The problems with this approach are now obvious. We don’t know if what’s been proposed are the best ideas for the areas involved, because we don’t have a statewide energy plan. And we’re not sure that the energy authority, which is undermanned but refuses to ask for more people for political reasons, has either picked the right projects or can monitor them well enough to be sure they actually get built.
We kicked this around for a couple of hours Wednesday night in LB&A without reaching a conclusion. Now, we’re doing a quickie, spot audit of a few of the proposals to test what sort of job the energy authority did in selecting them. In a couple of weeks, we’re supposed to decide what to do.

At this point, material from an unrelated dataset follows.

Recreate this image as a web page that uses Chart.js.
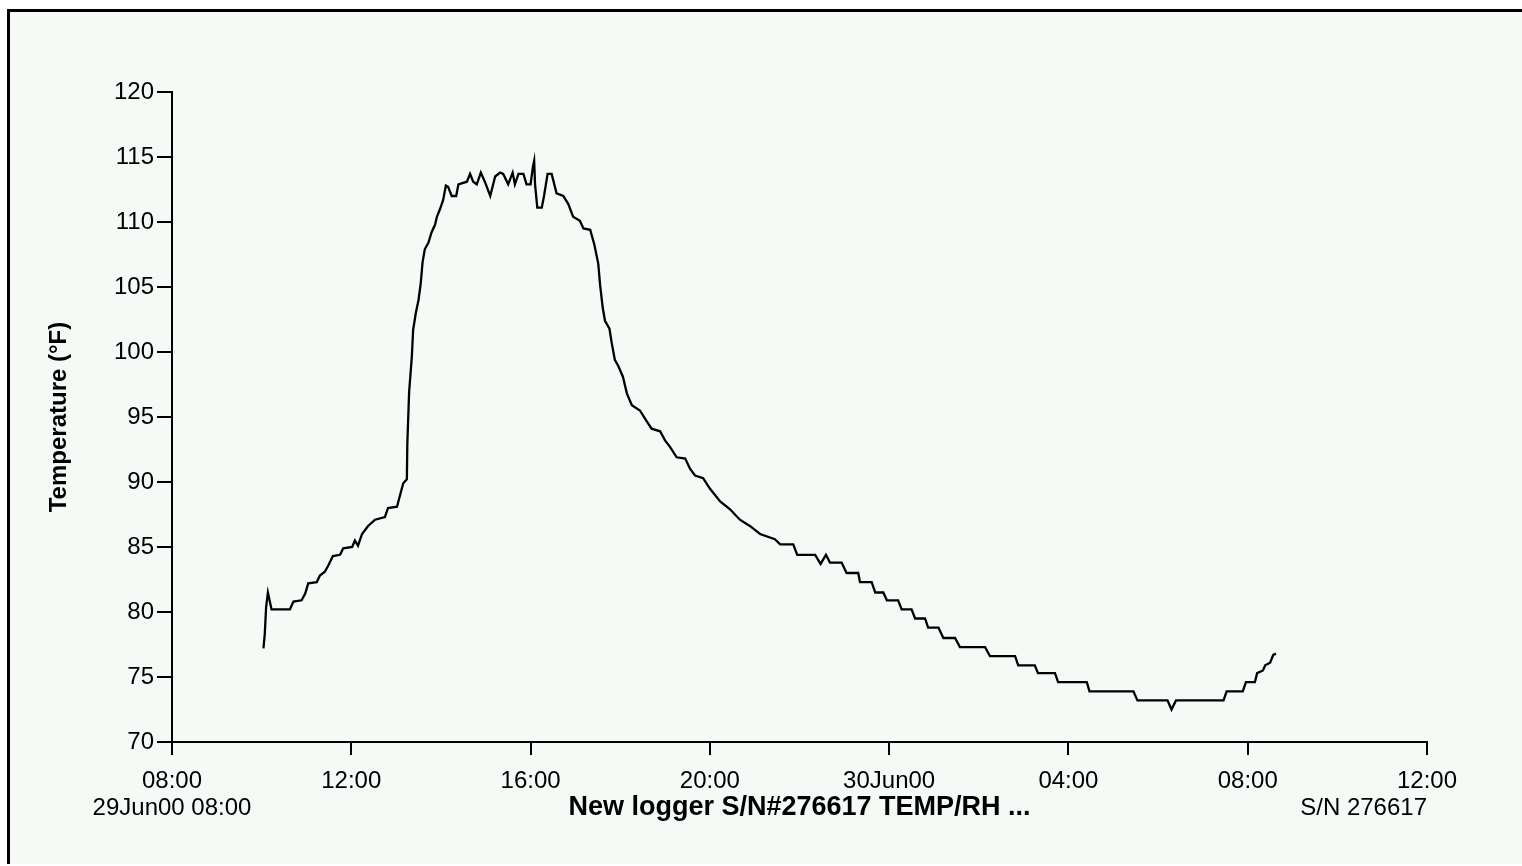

They say if you do this job long enough, you’re bound to make mistakes. I think voting for this cart-before-the-horse renewable energy bill is one of mine. And, frankly, I don’t know what we should do next. All suggestions gratefully accepted.
Odds & Ends
-- Budget subcommittees are meeting. These are groups of legislators who get to sit near various parts of the budget for a while, and then the Finance Committees do whatever they were going to do in the first place. I am keeping a chair warm in the Transportation, Military and Veterans Affairs and Natural Resources subcommittees. Two of them meet at 7 a.m., so give me a little credit.
-- We passed our first real piece of legislation on Wednesday. It was a resolution reauthorizing a joint legislative committee. Insert you own joke here.
-- I finally ate in the legislative lounge. Eating in the lounge, the parking space with my name on it and pushing the red or green button are about it for perks in this job, so I’ve been missing it. But the problem with eating in the lounge is that the food is very, very good. Which is part of the reason I’ve been looking like one of those big balloons in the Macy’s parade lately. And why I’ve been trying to stay the heck out of the lounge. But they were serving duck the other day, so what could I do?